Rocky est un boxeur de seconde zone habitant un quartier pauvre de Philadelphie. Pas de famille, peu d’amis, un destin gâché, Rocky semble incarner l’échec, loin des standards américains de réussite. A travers le film, Rocky va pourtant essayer de rattraper le temps perdu et va tout mettre en œuvre pour saisir la dernière chance qu’on lui offrira dans sa carrière, affronter le champion du monde de boxe, Apollo Creed.

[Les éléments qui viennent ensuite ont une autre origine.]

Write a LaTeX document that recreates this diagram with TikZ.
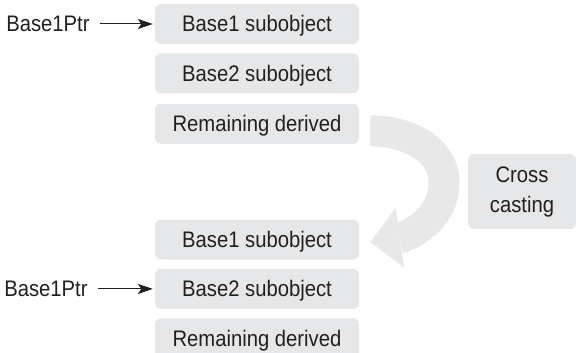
\documentclass[tikz,border=0pt]{standalone}
\usepackage{fontspec}
\setmainfont{Liberation Sans}[FakeStretch=0.9]
\usepackage{tikz}
\usetikzlibrary{arrows.meta,positioning}

\definecolor{ink}{RGB}{35,31,32}
\definecolor{boxgray}{RGB}{230,231,232}
\definecolor{bandgray}{RGB}{232,232,233}

\begin{document}
\begin{tikzpicture}[
  x=1pt, y=1pt,
  every node/.style={text=ink, font=\fontsize{22.5pt}{30pt}\selectfont},
  blk/.style={fill=boxgray, rounded corners=6pt, minimum width=204pt, minimum height=40pt,
    inner sep=0pt, text height=17pt, text depth=1pt},
  cast/.style={fill=boxgray, rounded corners=6pt, minimum width=108pt, minimum height=75pt,
    inner sep=0pt, align=center},
  ptr/.style={inner sep=0pt},
  ar/.style={-{Stealth[length=15pt,width=10pt,inset=3.5pt]}, draw=ink, line width=1pt},
  band/.style={draw=bandgray, line width=31pt,
    -{Triangle[width=60pt,length=30pt,line width=0pt]}}
]
\useasboundingbox (0,0) rectangle (576,-353);
% before the cast
\node[blk] (b1top) at (257,-24) {Base1 subobject};
\node[blk, below=9pt of b1top] (b2top) {Base2 subobject};
\node[blk, below=10pt of b2top] (remtop) {Remaining derived};
% after the cast
\node[blk] (b1bot) at (257,-239.5) {Base1 subobject};
\node[blk, below=9pt of b1bot] (b2bot) {Base2 subobject};
\node[blk, below=9pt of b2bot] (rembot) {Remaining derived};
\node[cast] (cross) at (522,-191.5) {Cross\\casting};
\node[ptr, left=65pt of b1top] (ptrtop) {Base1Ptr};
\node[ptr, left=67pt of b2bot] (ptrbot) {Base1Ptr};
\draw[ar, shorten <=10pt, shorten >=2pt] (ptrtop) -- (b1top);
\draw[ar, shorten <=10pt, shorten >=2pt] (ptrbot) -- (b2bot);
\coordinate (bend) at (444,-183);
\draw[band] ([shift={(11pt,-7pt)}]remtop.east) to[out=0,in=90] (bend)
  to[out=-90,in=8] ([shift={(11pt,-2.5pt)}]b1bot.east);
\end{tikzpicture}
\end{document}
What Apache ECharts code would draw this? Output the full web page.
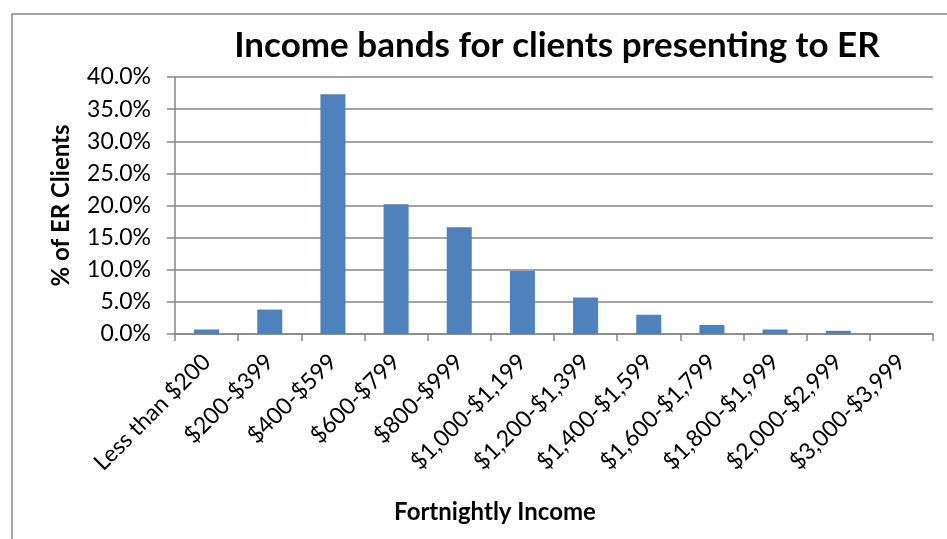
<!DOCTYPE html>
<html>
<head>
<meta charset="utf-8">
<script src="https://cdn.jsdelivr.net/npm/echarts@6/dist/echarts.min.js"></script>
<style>
  html, body { margin: 0; padding: 0; background: #fff; }
  #chart { width: 947px; height: 539px; }
</style>
</head>
<body>
<div id="chart"></div>
<script>
// income bands and share of ER clients (%)
var bands = ['Less than $200', '$200-$399', '$400-$599', '$600-$799', '$800-$999',
  '$1,000-$1,199', '$1,200-$1,399', '$1,400-$1,599', '$1,600-$1,799',
  '$1,800-$1,999', '$2,000-$2,999', '$3,000-$3,999'];
var share = [0.7, 3.8, 37.3, 20.2, 16.6, 9.8, 5.7, 3.0, 1.4, 0.7, 0.5, 0.0];

var font = 'Lato, "Open Sans", sans-serif';
var grey = '#868686';

var chart = echarts.init(document.getElementById('chart'));
var option = {
	animation: false,
	textStyle: { fontFamily: font },
	title: [
		{
			text: 'Income bands for clients presenting to ER',
			left: 552,
			top: 23,
			textAlign: 'center',
			textStyle: { fontFamily: font, fontSize: 35, fontWeight: 'bold', color: '#000' }
		},
		{
			text: 'Fortnightly Income',
			left: 490,
			top: 495,
			textAlign: 'center',
			textStyle: { fontFamily: font, fontSize: 24, fontWeight: 'bold', color: '#000' }
		}
	],
	graphic: [{
		type: 'rect',
		shape: { x: 12, y: 14, width: 960, height: 560 },
		style: { fill: 'none', stroke: grey, lineWidth: 1.5 },
		silent: true
	}],
	grid: { left: 175, right: 14, top: 77, bottom: 205 },
	xAxis: {
		type: 'category',
		data: bands,
		axisLine: { lineStyle: { color: grey, width: 1.5 } },
		axisTick: { show: true, length: 7, lineStyle: { color: grey, width: 1.5 } },
		axisLabel: { interval: 0, rotate: 45, fontSize: 23, color: '#000', margin: 24, fontFamily: font }
	},
	yAxis: {
		type: 'value',
		min: 0,
		max: 40,
		interval: 5,
		name: '% of ER Clients',
		nameLocation: 'middle',
		nameGap: 102,
		nameTextStyle: { fontSize: 24, fontWeight: 'bold', color: '#000', fontFamily: font },
		axisLine: { show: true, lineStyle: { color: grey, width: 1.5 } },
		axisTick: { show: true, length: 8, lineStyle: { color: grey, width: 1.5 } },
		axisLabel: {
			fontSize: 23, color: '#000', margin: 24, fontFamily: font,
			formatter: function(v) { return v.toFixed(1) + '%'; }
		},
		splitLine: { lineStyle: { color: grey, width: 1.5 } }
	},
	series: [{
		type: 'bar',
		data: share,
		barWidth: 25,
		itemStyle: { color: '#4F81BD' }
	}]
};
chart.setOption(option);
</script>
</body>
</html>
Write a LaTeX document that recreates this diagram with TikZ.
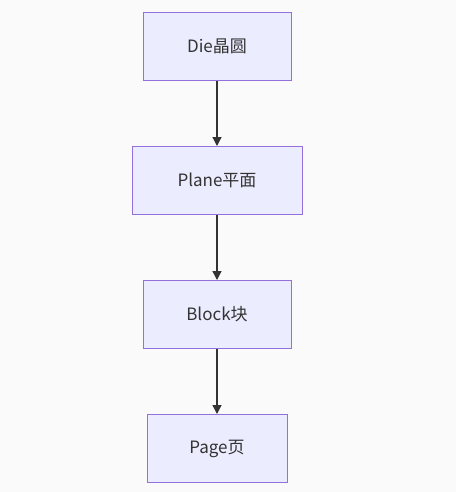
\documentclass[tikz,border=0pt]{standalone}
\usepackage{fontspec}
\setmainfont{Noto Sans CJK SC}
\usetikzlibrary{positioning, arrows.meta}
\definecolor{boxfill}{HTML}{ECECFF}
\definecolor{boxline}{HTML}{9370DB}
\definecolor{arrowc}{HTML}{333333}
\definecolor{bgc}{HTML}{FAFAFA}

\begin{document}
\begin{tikzpicture}[x=1pt, y=1pt, node distance=65pt,
  box/.style={draw=boxline, fill=boxfill, line width=1pt, minimum height=68pt, inner sep=0pt, font=\fontsize{17}{20}\selectfont, text=arrowc},
  flow/.style={-{Triangle[length=9pt, width=9pt]}, draw=arrowc, fill=arrowc, line width=1.3pt}]
  \fill[bgc] (0,0) rectangle (456,-492);
  \useasboundingbox (0,0) rectangle (456,-492);
  \node[box, minimum width=148pt] at (217,-46.5)  (die)   {Die晶圆};
  \node[box, minimum width=170pt, below=of die]   (plane) {Plane平面};
  \node[box, minimum width=148pt, below=of plane] (block) {Block块};
  \node[box, minimum width=140pt, below=of block] (page)  {Page页};

  \draw[flow] (die)   -- (plane);
  \draw[flow] (plane) -- (block);
  \draw[flow] (block) -- (page);
\end{tikzpicture}
\end{document}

Mais Rocky, ce n’est pas qu’un film de boxe, bien au contraire. Le film raconte le combat d’un homme, pas contre les autres, mais plutôt contre son propre destin. Contrairement aux autres boxers, il ne se bat pas pour la gloire ou la richesse, mais plutôt pour prendre sa revanche sur une vie qui ne lui a pas fait de cadeaux.

Se battre pour la gloire ou se battre pour soi

Tout le film s’articule autour du combat qui oppose Apollo et Rocky. Et, ce qui les oppose, au-delà de leur situation, un champion du monde au sommet de sa carrière et un petit boxeur de banlieue, c’est ce qui les anime. Creed ne boxe pas pour des raisons nobles, il se désintéresse complètement de ses adversaires, se laisse guider par son manager. Il incarne tout ce qu’il y a de plus superficiel dans la réussite telle qu’elle est imaginée selon l’idéal du rêve américain : richesse ostentatoire, notoriété, mépris. Tout est caricatural dans la représentation d’Apollo : sa tenue aux couleurs des Etats-Unis, son entrée sur le ring, son discours. Même son nom, l’élève au rang d’un véritable dieu, le dieu le plus beau et le plus honoré dans la mythologie grecque : Apollon.

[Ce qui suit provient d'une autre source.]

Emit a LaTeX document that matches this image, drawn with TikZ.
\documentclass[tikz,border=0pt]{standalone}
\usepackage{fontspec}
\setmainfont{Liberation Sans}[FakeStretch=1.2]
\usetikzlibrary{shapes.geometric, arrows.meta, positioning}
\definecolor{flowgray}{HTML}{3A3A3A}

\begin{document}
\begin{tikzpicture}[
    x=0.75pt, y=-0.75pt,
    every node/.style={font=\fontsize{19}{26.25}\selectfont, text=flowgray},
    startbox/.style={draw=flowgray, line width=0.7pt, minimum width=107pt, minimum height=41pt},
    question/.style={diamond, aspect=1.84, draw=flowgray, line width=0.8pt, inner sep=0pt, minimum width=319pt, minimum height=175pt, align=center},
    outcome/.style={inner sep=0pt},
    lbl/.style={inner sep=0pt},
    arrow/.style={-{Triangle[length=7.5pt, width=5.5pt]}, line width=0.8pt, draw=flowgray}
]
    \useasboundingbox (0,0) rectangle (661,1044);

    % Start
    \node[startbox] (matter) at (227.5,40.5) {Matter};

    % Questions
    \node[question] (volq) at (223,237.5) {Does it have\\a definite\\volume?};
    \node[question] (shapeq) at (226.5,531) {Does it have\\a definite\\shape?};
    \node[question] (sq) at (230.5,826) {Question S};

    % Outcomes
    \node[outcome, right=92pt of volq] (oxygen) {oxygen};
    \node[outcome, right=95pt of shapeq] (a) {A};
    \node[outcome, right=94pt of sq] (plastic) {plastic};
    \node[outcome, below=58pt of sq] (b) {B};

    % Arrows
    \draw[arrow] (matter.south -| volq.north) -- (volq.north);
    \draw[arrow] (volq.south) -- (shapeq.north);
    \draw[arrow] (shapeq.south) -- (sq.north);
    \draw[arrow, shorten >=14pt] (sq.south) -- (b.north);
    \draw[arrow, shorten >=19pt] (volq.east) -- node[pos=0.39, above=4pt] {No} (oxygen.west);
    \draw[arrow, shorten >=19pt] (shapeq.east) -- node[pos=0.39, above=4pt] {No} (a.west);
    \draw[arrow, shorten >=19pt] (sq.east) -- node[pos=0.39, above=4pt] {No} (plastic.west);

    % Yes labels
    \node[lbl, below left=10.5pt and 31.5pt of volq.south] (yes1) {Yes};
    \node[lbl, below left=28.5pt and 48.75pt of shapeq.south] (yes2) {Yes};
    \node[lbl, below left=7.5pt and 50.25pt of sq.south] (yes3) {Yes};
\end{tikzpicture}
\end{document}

A l’inverse, Rocky est plutôt pathétique, il a souvent échoué. C’est un immigré italien que tout le monde rabaisse : ses adversaires, et même son entraîneur, qui dès le début du film s’adresse à lui avec violence pour lui rappeler qu’il aurait pu accomplir de grandes choses, mais qu’il n’a jamais exploité son talent et qu’il mène aujourd’hui une existence misérable. C’est pourtant Rocky qui incarne les valeurs américaines telle que le mérite et la combativité à travers tout le film, contrairement à Apollo.

Une autobiographie ?

En plus de la manière dont il est représenté, ce qui rend le personnage de Rocky aussi touchant, c’est le fait que Stallone l’ait écrit en s’inspirant grandement de son propre vécu. Tout comme Stallone dont les débuts de carrière étaient plus que modestes, Rocky a vécu dans la misère, contraint d’accepter des jobs minables pour s’en sortir. Dans le film, il travaille pour le compte d’un usurier véreux pour arrondir ses fins de mois. Il finit par quitter ce travail alors que son employeur lui demande de casser les doigts d’un de ses clients pour qu’il le rembourse.

En fait, Rocky est avant tout un personnage très humain, très authentique et finalement peu violent. Bien qu’il ne soit pas exemplaire, que ce soit dans son mode de vie, sa façon de parler, les gens qu’il fréquente (des alcooliques, des délinquants), Rocky est un personnage droit, avec de vraies valeurs. On perçoit ses qualités humaines d’abord dans son rapport aux autres, que ce soit à Adrian, Polly ou à Mickey son coach. A travers son interprétation de Rocky, Stallone est bien loin de l’image caricaturale qu’on a de lui, dont la filmographie laisse surtout apparaître des films d’action un peu brutaux. Ici, il interprète brillamment un personnage maladroit, sensible et désabusé.

Rocky est un film touchant, avec une ambiance très particulière qui peut faire penser à ce que l’on retrouve dans taxi driver. Tous deux sortis en 1976, ces films mettent en scène une vision assez obscure des villes américaines. On y retrouve beaucoup de plans de nuit dans lesquels on rencontre des personnages peu fréquentables, des immeubles délabrés… En tout cas, que vous l’ayez déjà vu ou non, vous trouverez toujours quelque chose à tirer de ce film.